YOUR OBJECTIVE |
In the material below, find each line holding the string "this" and copy it.

DATA EXCERPTS |
--------
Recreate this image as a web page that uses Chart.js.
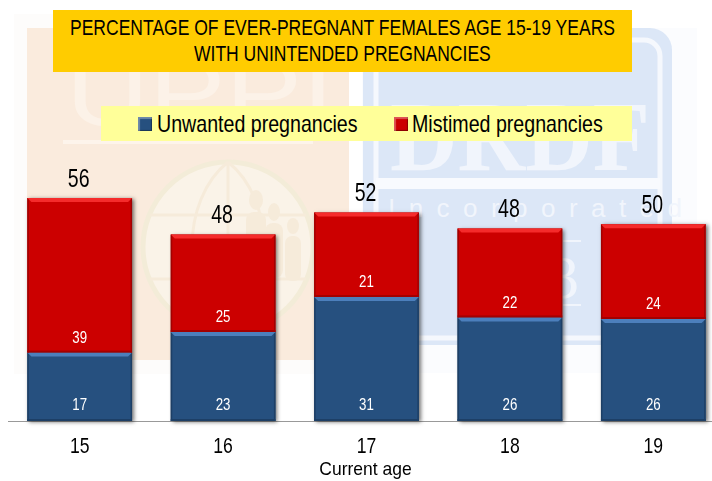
--------
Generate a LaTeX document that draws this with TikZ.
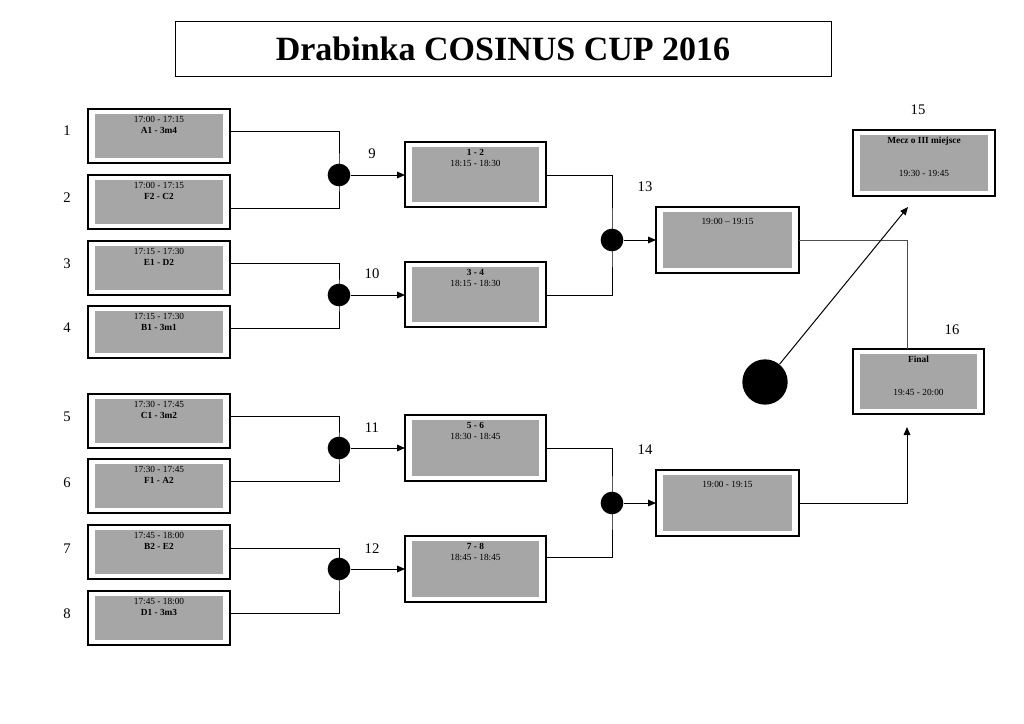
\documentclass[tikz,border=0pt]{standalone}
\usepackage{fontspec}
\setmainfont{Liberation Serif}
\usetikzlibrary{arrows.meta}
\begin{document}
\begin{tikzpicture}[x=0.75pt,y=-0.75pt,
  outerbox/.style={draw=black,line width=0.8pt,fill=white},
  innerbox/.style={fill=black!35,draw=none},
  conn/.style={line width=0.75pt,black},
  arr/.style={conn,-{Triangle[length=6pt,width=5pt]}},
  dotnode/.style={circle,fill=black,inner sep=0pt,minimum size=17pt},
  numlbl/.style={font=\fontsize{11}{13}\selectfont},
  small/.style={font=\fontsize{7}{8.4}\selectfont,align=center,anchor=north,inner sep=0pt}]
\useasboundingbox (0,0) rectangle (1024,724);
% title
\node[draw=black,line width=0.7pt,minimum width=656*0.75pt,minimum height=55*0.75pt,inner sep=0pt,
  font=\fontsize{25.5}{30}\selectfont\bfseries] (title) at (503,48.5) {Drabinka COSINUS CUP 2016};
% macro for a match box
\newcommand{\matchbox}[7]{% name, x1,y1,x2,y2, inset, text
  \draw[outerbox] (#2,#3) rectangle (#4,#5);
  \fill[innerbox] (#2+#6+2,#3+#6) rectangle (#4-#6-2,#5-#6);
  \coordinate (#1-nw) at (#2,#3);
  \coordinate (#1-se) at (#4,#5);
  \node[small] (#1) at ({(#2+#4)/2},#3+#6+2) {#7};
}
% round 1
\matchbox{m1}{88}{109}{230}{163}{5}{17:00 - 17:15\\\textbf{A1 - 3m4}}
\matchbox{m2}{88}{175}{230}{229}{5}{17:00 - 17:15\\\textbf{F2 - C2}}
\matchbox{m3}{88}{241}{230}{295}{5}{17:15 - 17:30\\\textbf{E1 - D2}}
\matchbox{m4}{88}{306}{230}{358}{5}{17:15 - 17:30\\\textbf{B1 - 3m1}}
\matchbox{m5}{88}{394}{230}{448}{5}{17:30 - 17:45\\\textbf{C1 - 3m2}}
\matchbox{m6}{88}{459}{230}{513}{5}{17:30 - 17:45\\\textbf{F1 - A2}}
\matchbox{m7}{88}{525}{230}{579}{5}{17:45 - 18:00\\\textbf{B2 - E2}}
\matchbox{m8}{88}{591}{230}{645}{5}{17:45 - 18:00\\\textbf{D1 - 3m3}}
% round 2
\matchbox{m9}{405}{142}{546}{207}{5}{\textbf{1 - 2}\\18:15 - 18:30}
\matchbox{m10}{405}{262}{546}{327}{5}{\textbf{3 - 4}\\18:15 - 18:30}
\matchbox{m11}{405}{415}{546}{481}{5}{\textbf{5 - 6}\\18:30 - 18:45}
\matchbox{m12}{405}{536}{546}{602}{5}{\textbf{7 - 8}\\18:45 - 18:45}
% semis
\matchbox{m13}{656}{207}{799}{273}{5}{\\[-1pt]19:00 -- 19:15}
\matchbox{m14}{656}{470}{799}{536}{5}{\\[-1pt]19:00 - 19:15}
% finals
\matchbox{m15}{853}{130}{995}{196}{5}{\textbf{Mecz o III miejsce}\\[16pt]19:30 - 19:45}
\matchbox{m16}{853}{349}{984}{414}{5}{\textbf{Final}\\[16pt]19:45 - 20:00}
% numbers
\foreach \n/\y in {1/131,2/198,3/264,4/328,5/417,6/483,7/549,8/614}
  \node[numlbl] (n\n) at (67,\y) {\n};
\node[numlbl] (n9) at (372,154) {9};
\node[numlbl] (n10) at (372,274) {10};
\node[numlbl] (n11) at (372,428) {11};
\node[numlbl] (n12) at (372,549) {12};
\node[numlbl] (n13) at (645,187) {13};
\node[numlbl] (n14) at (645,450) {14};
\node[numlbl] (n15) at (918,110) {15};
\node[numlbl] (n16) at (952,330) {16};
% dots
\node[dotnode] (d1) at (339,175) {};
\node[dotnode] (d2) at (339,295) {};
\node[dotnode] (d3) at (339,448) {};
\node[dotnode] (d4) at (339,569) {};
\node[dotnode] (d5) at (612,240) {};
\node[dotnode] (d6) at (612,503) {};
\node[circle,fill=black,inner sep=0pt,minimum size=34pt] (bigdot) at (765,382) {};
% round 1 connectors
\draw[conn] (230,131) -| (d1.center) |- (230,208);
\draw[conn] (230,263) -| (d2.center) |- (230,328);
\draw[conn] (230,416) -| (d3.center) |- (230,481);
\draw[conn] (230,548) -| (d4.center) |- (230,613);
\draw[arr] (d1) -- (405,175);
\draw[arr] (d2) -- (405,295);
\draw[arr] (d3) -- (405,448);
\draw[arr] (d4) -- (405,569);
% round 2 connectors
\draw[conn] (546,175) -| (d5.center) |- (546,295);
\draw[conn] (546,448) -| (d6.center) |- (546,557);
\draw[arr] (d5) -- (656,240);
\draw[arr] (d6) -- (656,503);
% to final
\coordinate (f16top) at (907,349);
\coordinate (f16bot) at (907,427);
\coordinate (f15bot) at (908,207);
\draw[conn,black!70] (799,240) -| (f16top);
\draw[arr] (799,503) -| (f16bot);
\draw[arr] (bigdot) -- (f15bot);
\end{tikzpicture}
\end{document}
--------
TASK SOLUTION |
Recreate this image as a web page that uses Chart.js.
Generate a LaTeX document that draws this with TikZ.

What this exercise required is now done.